The target for contributions into the UK’s auto-enrolment pensions of 8% is not enough, and the new pensions minister Ros Altmann should prepare the ground for raising it, a think-tank with historical links with the governing Conservative party has said.
In a series of published suggestions for Altmann, the Centre for Policy Studies (CPS) said that, in her new role, Altmann should monitor the roll-out of auto-enrolment into workplace pensions, particularly the opt-out rate for small and medium-sized enterprises.
In addition to this, the author of the report, pensions analyst Michael Johnson, said she should “prepare the ground for raising contribution rates, today’s destination of 8% of band earnings being insufficient”.
She should also consider how to bring a form of auto-enrolment to the UK’s self-employed, he said.
High-profile industry figure Altmann was appointed by re-elected prime minister David Cameron as pensions minister at the UK Department for Work & Pensions (DWP), the government announced earlier this week.
She takes the place of outgoing minister Steve Webb, a Liberal Democrat who lost his parliamentary seat in last week’s general election.
The centre said the suggestions focused on encouraging the rebirth of a savings culture, and were all at least cost-neutral from the Treasury’s point of view.
“They would, if sensitively implemented, lead to greater independence and prosperity for individuals in their retirement and greater sustained economic growth for the whole nation,” it said.
Johnson said the new pensions minister should establish a grand vision for saving, encouraging a broad-based savings culture, with the aim of raising the national household savings ratio from 5.9% in the last quarter of 2014 to around 13%, which he said had been the average ratio in the 1980s.
To realise that idea, the new minister should devise a strategy that includes various principles, including putting simplification, transparency and intergenerational fairness over commercial interests.
Strong fiduciary, trust-based governance is likely to be much more effective than regulation, he added.
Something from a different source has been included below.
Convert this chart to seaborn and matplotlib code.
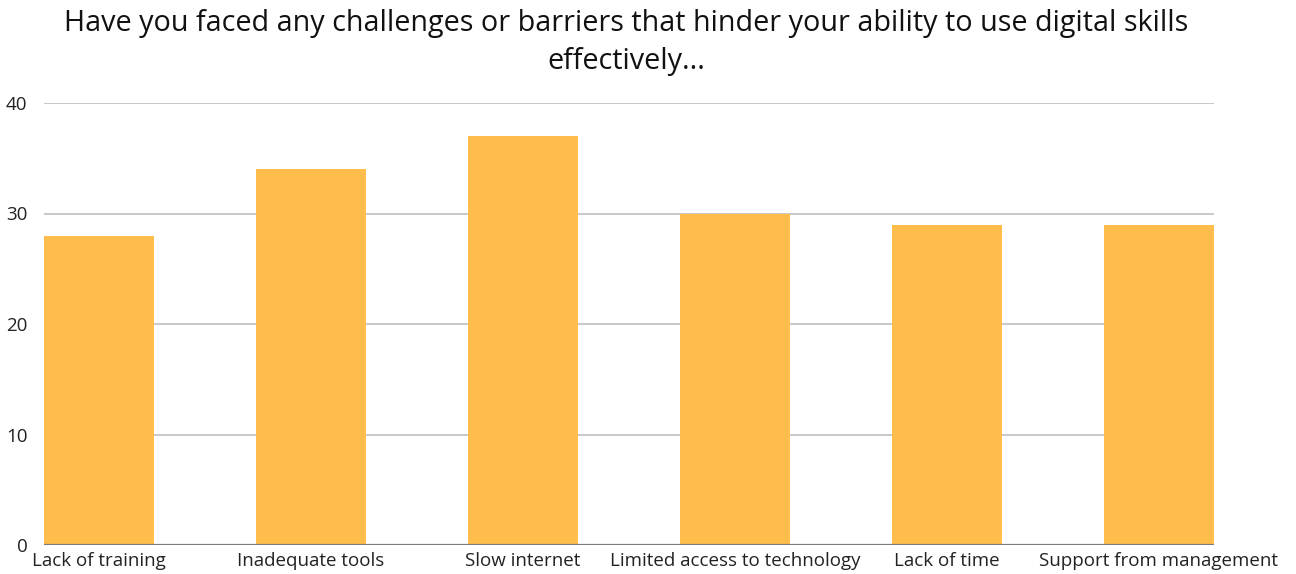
import matplotlib
matplotlib.use("Agg")
import matplotlib.pyplot as plt
import seaborn as sns
import pandas as pd

categories = [
    "Lack of training",
    "Inadequate tools",
    "Slow internet",
    "Limited access to technology",
    "Lack of time",
    "Support from management",
]
counts = [28, 34, 37, 30, 29, 29]
y_ticks = [0, 10, 20, 30, 40]
title = ("Have you faced any challenges or barriers that hinder your ability to use digital skills\n"
         "effectively...")

df = pd.DataFrame({"challenge": categories, "count": counts})

sns.set_theme(style="white")
plt.rcParams["font.family"] = ["Open Sans", "DejaVu Sans"]

fig = plt.figure(figsize=(12.96, 5.74), dpi=100)
ax = fig.add_axes([44 / 1296, 1 - 545 / 574, (1214 - 44) / 1296, (545 - 103) / 574])

bar_w = 0.52
sns.barplot(data=df, x="challenge", y="count", color="#FFBE4B", width=bar_w,
            saturation=1, linewidth=0, ax=ax, zorder=3)

ax.set_xlim(-bar_w / 2, len(categories) - 1 + bar_w / 2)
ax.set_ylim(0, 40)
ax.set_yticks(y_ticks)
ax.yaxis.grid(True, color="#c8c8c8", linewidth=1.4, zorder=0)
ax.axhline(0, color="#7a7a7a", linewidth=1.6, zorder=4)

for s in ax.spines.values():
    s.set_visible(False)
ax.tick_params(axis="both", length=0, labelsize=13.5, labelcolor="#222222")
ax.tick_params(axis="y", pad=12)
ax.tick_params(axis="x", pad=5)
ax.set_xlabel("")
ax.set_ylabel("")

fig.text(626 / 1296, 1 - 9 / 574, title, ha="center", va="top", fontsize=20.7,
         color="#111111", linespacing=1.42)

fig.savefig("out.png", dpi=100)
Among other suggestions, Johnson said Altmann should try to eliminate the industry’s “profitable inefficiencies and rent-seeking behaviours”, and include Individual Savings Accounts (ISAs – a tax-exempt savings wrapper) in the auto-enrolment legislation.
She should also sort out the small pension pots problem by aggregating stranded savings rather than use the pot-follows-member idea, and encourage auto-enrolment pensions provider NEST and its competitors to develop a collective drawdown capability to let retirees pool their longevity risk, he said.
The CPS repeated its call on the government to combine the 101 Local Government Pension Scheme funds into a single fund with four separate asset allocators in competition with each other.
The CPS was set up in 1974 by Conservatives and free-market advocates Keith Joseph and Margaret Thatcher, though it states it is independent of all political parties.